Durante siete años sobrellevó
pacientemente una herida ulcerosa en el costado, como si llevara una llaga de
la pasión de Jesucristo. Aún no había cumplido los 30 años cuando murió al alba
del 30 de diciembre de 1284, a causa de la úlcera y de unas fiebres altísimas.
Su muerte fue en todo digna de una perfecta hija de San Francisco, el cual por
amor de dama pobreza quiso morir desnudo sobre la desnuda tierra. La noche de
Navidad se le había aparecido la Virgen con el Niño en brazos, y la dejó en un
estado de profunda exaltación. Después que hubo recibido el viático y la unción
de los enfermos, pidió a su hermano el cardenal Giacomo, que la colocaran en
tierra, deseando morir pobre como Jesús y el Seráfico Padre San Francisco. Fue
complacida, pero sólo por un breve espacio de tiempo, porque estaba demasiado
extenuada. Por último pidió que le dieran el crucifijo: habiéndolo besado con
intenso afecto, lo mostró a sus hermanas, exhortándolas a amarlo con todas sus
fuerzas. Se adormeció un poco y luego volviendo en sí exclamó con vigor: “He
ahí a la santísima Trinidad que viene, adoradla!”. Luego, cruzados los brazos
sobre el pecho, y fijando los ojos en el cielo, expiró serenamente.
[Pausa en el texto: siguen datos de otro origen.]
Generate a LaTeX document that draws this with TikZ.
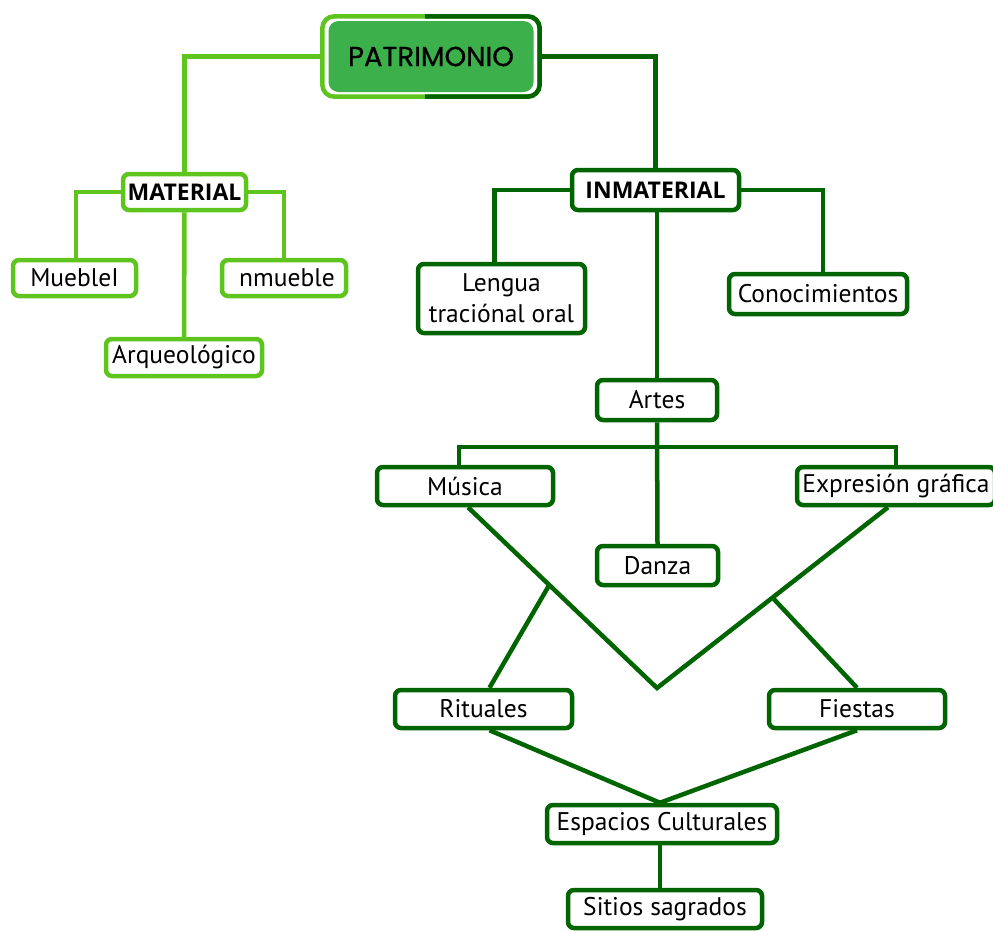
\documentclass[tikz,border=0pt]{standalone}
\usepackage{fontspec}
\setmainfont{PT Sans}
\newfontfamily\boldfam{Open Sans}
\newfontfamily\patfam[FakeBold=0.8]{Poppins}
\usetikzlibrary{backgrounds,calc}
\definecolor{lg}{RGB}{94,196,30}
\definecolor{dg}{RGB}{0,100,0}
\definecolor{pf}{RGB}{60,176,74}
\begin{document}
\begin{tikzpicture}[x=1pt,y=-1pt,
  box/.style={draw, rounded corners=6pt, line width=4.5pt, fill=white, inner sep=0pt,
    font=\fontsize{25.5}{31}\selectfont, text=black, align=center},
  lbox/.style={box, draw=lg},
  dbox/.style={box, draw=dg},
  hbox/.style={font=\boldfam\bfseries\fontsize{23}{26}\selectfont},
  lline/.style={draw=lg, line width=4.5pt},
  dline/.style={draw=dg, line width=4.5pt},
]
\useasboundingbox (0,0) rectangle (993,930);

% PATRIMONIO
\node[draw=none, minimum width=217, minimum height=80, inner sep=0pt] (pat) at (431,56.5) {};
\node[fill=pf, rounded corners=10pt, minimum width=205, minimum height=71, inner sep=0pt,
      font=\patfam\fontsize{27.5}{30}\selectfont, text=black] (patin) at (431,56.5) {PATRIMONIO};
\draw[lg, line width=4.5pt, rounded corners=12pt] (pat.north west) rectangle (pat.south east);
\begin{scope}
  \clip ($(pat.north)+(-6,-10)$) rectangle ($(pat.south east)+(10,10)$);
  \draw[dg, line width=4.5pt, rounded corners=12pt] (pat.north west) rectangle (pat.south east);
\end{scope}

% MATERIAL branch
\node[lbox, hbox, minimum width=123, minimum height=36] (mat) at (184.5,192) {MATERIAL};
\node[lbox, minimum width=123, minimum height=36] (mue) at (74.5,278) {MuebleI};
\node[lbox, minimum width=124, minimum height=36] (nmu) at (284,278) {\hspace*{6pt}nmueble};
\node[lbox, minimum width=156, minimum height=37] (arq) at (184,357.5) {Arqueológico};

% INMATERIAL branch
\node[dbox, hbox, minimum width=167, minimum height=40] (inm) at (655.5,190) {INMATERIAL};
\node[dbox, minimum width=167, minimum height=69] (len) at (501.5,298.5) {Lengua\\traciónal oral};
\node[dbox, minimum width=178, minimum height=40] (con) at (818,294) {Conocimientos};
\node[dbox, minimum width=120, minimum height=40] (art) at (657,400) {Artes};
\node[dbox, minimum width=176, minimum height=38] (mus) at (465,486) {Música};
\node[dbox, minimum width=198, minimum height=38] (exp) at (896,486) {Expresión gráfica};
\node[dbox, minimum width=121, minimum height=39] (dan) at (657.5,565.5) {Danza};
\node[dbox, minimum width=177, minimum height=38] (rit) at (483.5,709) {Rituales};
\node[dbox, minimum width=176, minimum height=38] (fie) at (857,709) {Fiestas};
\node[dbox, minimum width=230, minimum height=38] (esp) at (662,824) {Espacios Culturales};
\node[dbox, minimum width=194, minimum height=38] (sit) at (665,909) {Sitios sagrados};

\coordinate (v) at (657,688);

\begin{scope}[on background layer]
  \draw[lline] (pat.west) -| (mat.north);
  \draw[lline] (mat.west) -| ([xshift=1.5]mue.north);
  \draw[lline] (mat.east) -| (nmu.north);
  \draw[lline] (mat.south) -- (arq.north);

  \draw[dline] (pat.east) -| (inm.north);
  \draw[dline] (inm.west) -| ([xshift=-7]len.north);
  \draw[dline] (inm.east) -| ([xshift=5]con.north);
  \draw[dline] (art.north |- inm.south) -- (art.north);
  \draw[dline] (art.south) -- (dan.north);
  \draw[dline] ([xshift=-6]mus.north) -- ++(0,-18) -| (exp.north);

  \draw[dline] ([xshift=3]mus.south) -- (v) -- ([xshift=-8]exp.south);
  \path ([xshift=3]mus.south) -- (v) coordinate[pos=0.43] (lb);
  \path ([xshift=-8]exp.south) -- (v) coordinate[pos=0.5] (rb);
  \draw[dline] (lb) -- ([xshift=6]rit.north);
  \draw[dline] (rb) -- (fie.north);
  \draw[dline] ([xshift=6]rit.south) -- ([xshift=-2]esp.north);
  \draw[dline] (fie.south) -- ([xshift=-2]esp.north);
  \draw[dline] ([xshift=-2]esp.south) -- ([xshift=-5]sit.north);
\end{scope}
\end{tikzpicture}
\end{document}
Los funerales se desarrollaron el
mismo día, en la iglesia de San Pietro sul Monte Prenestino con gran concurso de pueblo y de
todos los franciscanos de la zona.
El sepulcro de Margarita se convirtió
enseguida en meta de peregrinos, que recibían gracias por su intercesión.
Cuando el papa Honorio IV autorizó en 1285 el traslado de su comunidad de
clarisas al monasterio de San Silvestre in Cápite de Roma, éstas se
llevaron consigo el cuerpo de la beata, que permaneció allí hasta el año 1871.
Hoy sus reliquias se veneran en la iglesia de Castel San Pietro, donde
la semilla sembrada por Margarita hace más de siete siglos sigue aún viva,
gracias a las clarisas del monasterio de Santa María de los Ángeles.
Sus primeros biógrafos fueron su
hermano Juan y la primera abadesa de San Silvestre. Pío IX aprobó su culto el
17 de septiembre de 1847. Pocos años antes el papa Gregorio XVI había dispuesto
que los Colonna y los Orsini eran las únicas
familias con el privilegio exclusivo de Príncipes asistentes de la sede
pontificia.
Margarita representa para el mundo
una delicadísima figura de mujer en quien las dotes naturales de inteligencia,
fascinación y sensibilidad, unidas al realismo y a la dignidad de su hogar, se
insertan en el robusto árbol de la espiritualidad franciscana. Su vida brilla
como un arco iris de paz en la historia tormentosa de su tiempo.
ORACIÓN
Oh Dios, que has hecho admirable en el desprecio de los bienes terrenos a la Beata virgen Margarita, ardiente de amor por ti: concédenos, por su intercesión, permanecer siempre unidos solamente a ti mientras cargamos con nuestra cruz. Derrama sobre nosotros, Señor, el espíritu de santidad que concediste a la Beata Margarita Colonna, para que podamos conocer el amor de Cristo, que supera todo conocimiento, y gozar de la plenitud de la vida divina. Por Cristo nuestro Señor. Amén.